[start]
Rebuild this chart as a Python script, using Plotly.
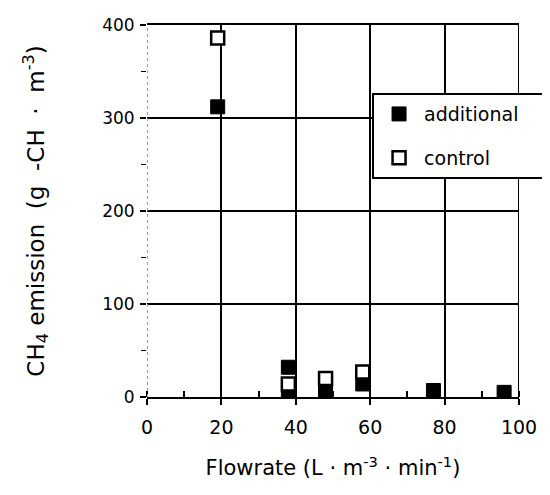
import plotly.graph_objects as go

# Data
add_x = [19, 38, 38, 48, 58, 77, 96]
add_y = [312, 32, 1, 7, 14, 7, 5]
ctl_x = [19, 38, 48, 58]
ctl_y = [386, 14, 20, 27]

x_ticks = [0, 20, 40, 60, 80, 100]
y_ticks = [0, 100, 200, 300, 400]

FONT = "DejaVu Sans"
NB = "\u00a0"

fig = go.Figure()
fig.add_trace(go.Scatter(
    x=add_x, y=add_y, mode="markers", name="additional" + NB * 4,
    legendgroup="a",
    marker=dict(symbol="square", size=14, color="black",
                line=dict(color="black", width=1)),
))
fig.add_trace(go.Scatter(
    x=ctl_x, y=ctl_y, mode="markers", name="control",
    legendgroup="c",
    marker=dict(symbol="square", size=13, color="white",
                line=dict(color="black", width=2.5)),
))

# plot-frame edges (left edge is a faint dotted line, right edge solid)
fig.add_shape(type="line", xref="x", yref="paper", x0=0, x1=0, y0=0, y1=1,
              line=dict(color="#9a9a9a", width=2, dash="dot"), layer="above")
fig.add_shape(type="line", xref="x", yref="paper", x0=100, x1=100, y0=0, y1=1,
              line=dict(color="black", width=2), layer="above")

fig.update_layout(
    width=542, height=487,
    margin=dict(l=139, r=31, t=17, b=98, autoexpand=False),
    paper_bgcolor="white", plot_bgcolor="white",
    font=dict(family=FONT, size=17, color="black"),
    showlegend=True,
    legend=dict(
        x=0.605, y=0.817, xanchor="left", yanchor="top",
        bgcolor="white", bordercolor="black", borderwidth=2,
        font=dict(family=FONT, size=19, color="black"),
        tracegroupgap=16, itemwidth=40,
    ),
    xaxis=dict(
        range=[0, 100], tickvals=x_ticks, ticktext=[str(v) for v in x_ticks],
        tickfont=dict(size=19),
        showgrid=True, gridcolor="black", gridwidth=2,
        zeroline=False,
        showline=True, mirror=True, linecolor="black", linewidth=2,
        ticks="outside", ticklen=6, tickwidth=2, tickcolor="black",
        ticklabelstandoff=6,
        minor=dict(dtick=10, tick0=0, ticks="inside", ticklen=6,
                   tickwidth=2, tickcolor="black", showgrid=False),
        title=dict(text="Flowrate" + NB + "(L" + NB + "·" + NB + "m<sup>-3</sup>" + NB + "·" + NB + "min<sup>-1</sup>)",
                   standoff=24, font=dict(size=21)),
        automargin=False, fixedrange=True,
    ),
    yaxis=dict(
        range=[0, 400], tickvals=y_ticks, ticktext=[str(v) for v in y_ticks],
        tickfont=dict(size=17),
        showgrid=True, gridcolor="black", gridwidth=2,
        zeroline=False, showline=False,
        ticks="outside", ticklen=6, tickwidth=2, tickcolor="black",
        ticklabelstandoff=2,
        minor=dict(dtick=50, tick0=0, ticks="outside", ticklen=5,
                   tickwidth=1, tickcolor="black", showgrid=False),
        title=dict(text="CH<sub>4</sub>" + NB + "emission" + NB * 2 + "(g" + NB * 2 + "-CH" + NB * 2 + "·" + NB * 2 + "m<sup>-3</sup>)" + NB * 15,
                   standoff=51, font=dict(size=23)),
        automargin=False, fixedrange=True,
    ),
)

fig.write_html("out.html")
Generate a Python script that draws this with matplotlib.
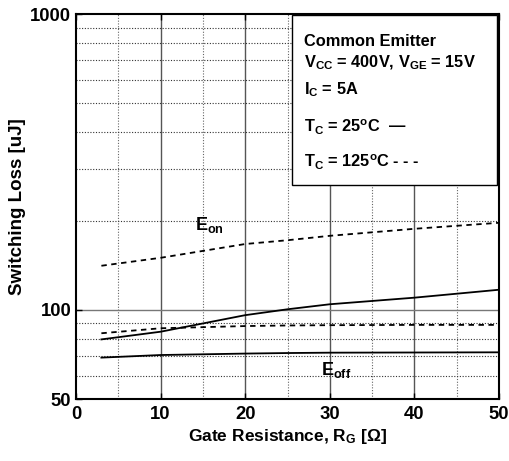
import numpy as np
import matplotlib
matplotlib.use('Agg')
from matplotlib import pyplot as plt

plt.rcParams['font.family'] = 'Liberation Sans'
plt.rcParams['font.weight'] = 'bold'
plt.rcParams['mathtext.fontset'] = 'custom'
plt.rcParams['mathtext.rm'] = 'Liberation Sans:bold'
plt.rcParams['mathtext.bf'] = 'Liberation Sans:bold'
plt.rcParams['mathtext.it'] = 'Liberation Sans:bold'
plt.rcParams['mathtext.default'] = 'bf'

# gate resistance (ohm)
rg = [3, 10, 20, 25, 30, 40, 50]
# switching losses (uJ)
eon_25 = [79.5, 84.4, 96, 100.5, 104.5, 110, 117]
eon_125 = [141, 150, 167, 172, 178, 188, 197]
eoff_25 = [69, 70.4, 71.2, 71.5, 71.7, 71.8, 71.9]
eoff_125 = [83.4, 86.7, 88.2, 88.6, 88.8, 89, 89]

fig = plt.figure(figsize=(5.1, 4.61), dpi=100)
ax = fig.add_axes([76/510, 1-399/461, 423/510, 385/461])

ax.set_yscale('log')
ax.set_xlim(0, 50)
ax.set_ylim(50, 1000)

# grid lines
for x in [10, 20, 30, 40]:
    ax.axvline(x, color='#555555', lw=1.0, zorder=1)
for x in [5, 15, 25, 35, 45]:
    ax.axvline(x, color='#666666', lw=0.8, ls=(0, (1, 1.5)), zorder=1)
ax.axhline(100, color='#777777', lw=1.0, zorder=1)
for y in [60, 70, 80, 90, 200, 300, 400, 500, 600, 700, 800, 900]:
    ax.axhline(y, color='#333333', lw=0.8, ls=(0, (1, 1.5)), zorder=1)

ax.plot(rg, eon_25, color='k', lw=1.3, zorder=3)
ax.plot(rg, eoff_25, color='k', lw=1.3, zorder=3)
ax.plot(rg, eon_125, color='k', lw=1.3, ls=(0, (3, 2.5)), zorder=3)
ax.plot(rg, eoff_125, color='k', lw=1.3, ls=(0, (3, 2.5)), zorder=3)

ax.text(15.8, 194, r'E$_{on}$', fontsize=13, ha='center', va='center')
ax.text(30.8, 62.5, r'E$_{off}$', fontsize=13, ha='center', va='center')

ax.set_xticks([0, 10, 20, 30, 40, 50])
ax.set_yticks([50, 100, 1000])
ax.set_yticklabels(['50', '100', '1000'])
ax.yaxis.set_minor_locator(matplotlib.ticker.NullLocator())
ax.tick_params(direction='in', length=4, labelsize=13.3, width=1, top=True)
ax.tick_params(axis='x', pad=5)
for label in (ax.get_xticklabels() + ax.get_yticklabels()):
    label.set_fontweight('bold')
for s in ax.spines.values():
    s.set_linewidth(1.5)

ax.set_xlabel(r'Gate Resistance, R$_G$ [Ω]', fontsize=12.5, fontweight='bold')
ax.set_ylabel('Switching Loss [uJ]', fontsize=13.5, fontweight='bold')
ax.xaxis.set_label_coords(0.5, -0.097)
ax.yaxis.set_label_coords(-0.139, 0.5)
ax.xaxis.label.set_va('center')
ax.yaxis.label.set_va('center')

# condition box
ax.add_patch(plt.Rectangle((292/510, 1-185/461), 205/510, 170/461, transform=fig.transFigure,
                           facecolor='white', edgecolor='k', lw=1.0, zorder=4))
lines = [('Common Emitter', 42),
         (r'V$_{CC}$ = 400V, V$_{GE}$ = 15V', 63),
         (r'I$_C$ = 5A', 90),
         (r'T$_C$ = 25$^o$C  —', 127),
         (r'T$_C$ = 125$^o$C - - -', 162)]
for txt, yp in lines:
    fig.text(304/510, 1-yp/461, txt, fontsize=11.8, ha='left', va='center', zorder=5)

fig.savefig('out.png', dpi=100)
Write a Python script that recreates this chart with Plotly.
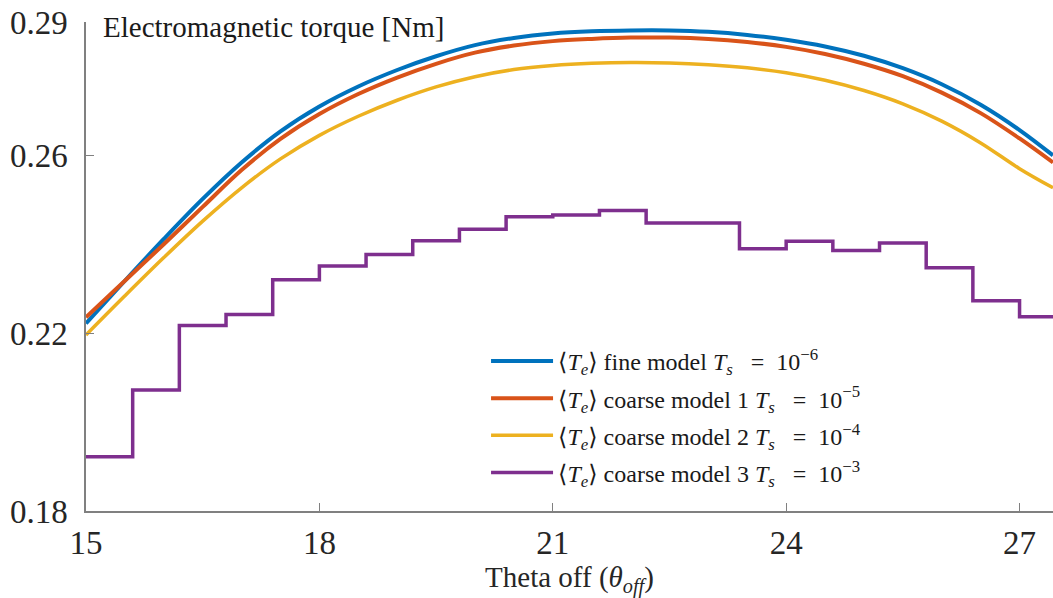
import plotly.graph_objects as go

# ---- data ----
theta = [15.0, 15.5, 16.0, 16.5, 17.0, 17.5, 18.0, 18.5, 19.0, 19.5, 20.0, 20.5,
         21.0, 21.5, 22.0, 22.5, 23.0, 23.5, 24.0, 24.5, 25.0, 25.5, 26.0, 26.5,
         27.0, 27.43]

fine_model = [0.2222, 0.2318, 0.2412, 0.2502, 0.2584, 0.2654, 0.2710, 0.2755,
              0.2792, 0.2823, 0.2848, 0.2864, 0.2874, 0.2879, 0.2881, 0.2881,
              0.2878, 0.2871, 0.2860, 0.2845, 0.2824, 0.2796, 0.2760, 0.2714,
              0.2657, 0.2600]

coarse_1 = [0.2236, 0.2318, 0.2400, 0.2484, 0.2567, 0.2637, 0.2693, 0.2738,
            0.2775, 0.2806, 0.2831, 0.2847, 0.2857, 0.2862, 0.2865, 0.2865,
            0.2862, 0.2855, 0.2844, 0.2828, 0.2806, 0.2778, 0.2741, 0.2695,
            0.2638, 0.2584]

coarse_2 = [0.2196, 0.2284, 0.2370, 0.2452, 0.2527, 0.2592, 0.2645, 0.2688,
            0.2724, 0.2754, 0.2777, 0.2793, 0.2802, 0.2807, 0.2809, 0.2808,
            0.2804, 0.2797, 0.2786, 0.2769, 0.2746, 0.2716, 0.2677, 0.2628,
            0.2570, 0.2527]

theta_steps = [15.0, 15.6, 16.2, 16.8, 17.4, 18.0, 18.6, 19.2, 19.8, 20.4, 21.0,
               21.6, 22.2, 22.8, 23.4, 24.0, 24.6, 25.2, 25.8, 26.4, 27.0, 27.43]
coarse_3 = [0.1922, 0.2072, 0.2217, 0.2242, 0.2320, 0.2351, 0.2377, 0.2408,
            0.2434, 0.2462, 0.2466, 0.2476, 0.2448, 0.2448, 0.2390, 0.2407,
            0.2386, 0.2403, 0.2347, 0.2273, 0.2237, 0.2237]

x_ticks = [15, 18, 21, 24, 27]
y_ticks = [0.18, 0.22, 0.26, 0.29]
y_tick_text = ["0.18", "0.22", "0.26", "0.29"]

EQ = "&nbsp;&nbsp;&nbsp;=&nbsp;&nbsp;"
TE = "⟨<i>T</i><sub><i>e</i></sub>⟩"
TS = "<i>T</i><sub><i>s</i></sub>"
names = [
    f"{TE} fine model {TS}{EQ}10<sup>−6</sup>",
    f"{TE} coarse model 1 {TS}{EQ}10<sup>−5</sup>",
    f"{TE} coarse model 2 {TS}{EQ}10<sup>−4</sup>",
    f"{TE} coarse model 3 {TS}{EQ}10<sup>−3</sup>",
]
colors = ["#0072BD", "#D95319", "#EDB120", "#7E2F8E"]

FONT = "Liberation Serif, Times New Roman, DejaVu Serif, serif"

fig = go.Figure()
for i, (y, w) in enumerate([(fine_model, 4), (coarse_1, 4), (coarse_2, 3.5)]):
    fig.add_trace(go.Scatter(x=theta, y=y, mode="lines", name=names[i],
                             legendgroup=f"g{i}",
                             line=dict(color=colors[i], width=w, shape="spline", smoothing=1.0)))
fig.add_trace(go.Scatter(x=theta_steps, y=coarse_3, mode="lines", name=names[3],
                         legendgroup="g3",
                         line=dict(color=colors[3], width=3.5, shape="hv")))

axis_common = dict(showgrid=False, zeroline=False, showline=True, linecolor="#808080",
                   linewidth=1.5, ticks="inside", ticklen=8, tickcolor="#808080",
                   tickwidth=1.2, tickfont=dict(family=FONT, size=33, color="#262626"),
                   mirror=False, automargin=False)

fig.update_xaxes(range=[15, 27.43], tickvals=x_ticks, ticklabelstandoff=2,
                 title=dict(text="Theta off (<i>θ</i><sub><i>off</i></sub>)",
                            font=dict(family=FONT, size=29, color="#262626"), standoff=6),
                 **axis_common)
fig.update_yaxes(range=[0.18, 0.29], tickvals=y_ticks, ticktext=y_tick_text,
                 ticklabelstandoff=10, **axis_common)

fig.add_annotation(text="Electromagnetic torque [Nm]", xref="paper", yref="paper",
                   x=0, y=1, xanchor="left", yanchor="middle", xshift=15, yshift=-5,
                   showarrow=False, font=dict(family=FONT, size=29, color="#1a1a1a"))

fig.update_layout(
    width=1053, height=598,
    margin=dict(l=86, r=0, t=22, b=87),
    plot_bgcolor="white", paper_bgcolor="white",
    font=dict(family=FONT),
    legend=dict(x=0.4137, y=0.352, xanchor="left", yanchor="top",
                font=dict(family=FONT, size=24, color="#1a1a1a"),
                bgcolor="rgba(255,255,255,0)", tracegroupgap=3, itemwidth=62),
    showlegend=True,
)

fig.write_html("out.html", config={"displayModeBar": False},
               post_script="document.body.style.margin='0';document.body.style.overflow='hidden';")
[end]
Every line from the one containing "Write a Python" through the one containing "0.2638, 0.2584]" should be quoted exactly, and no other lines; keep pictures out of the copy.

Write a Python script that recreates this chart with Plotly.
import plotly.graph_objects as go

# ---- data ----
theta = [15.0, 15.5, 16.0, 16.5, 17.0, 17.5, 18.0, 18.5, 19.0, 19.5, 20.0, 20.5,
         21.0, 21.5, 22.0, 22.5, 23.0, 23.5, 24.0, 24.5, 25.0, 25.5, 26.0, 26.5,
         27.0, 27.43]

fine_model = [0.2222, 0.2318, 0.2412, 0.2502, 0.2584, 0.2654, 0.2710, 0.2755,
              0.2792, 0.2823, 0.2848, 0.2864, 0.2874, 0.2879, 0.2881, 0.2881,
              0.2878, 0.2871, 0.2860, 0.2845, 0.2824, 0.2796, 0.2760, 0.2714,
              0.2657, 0.2600]

coarse_1 = [0.2236, 0.2318, 0.2400, 0.2484, 0.2567, 0.2637, 0.2693, 0.2738,
            0.2775, 0.2806, 0.2831, 0.2847, 0.2857, 0.2862, 0.2865, 0.2865,
            0.2862, 0.2855, 0.2844, 0.2828, 0.2806, 0.2778, 0.2741, 0.2695,
            0.2638, 0.2584]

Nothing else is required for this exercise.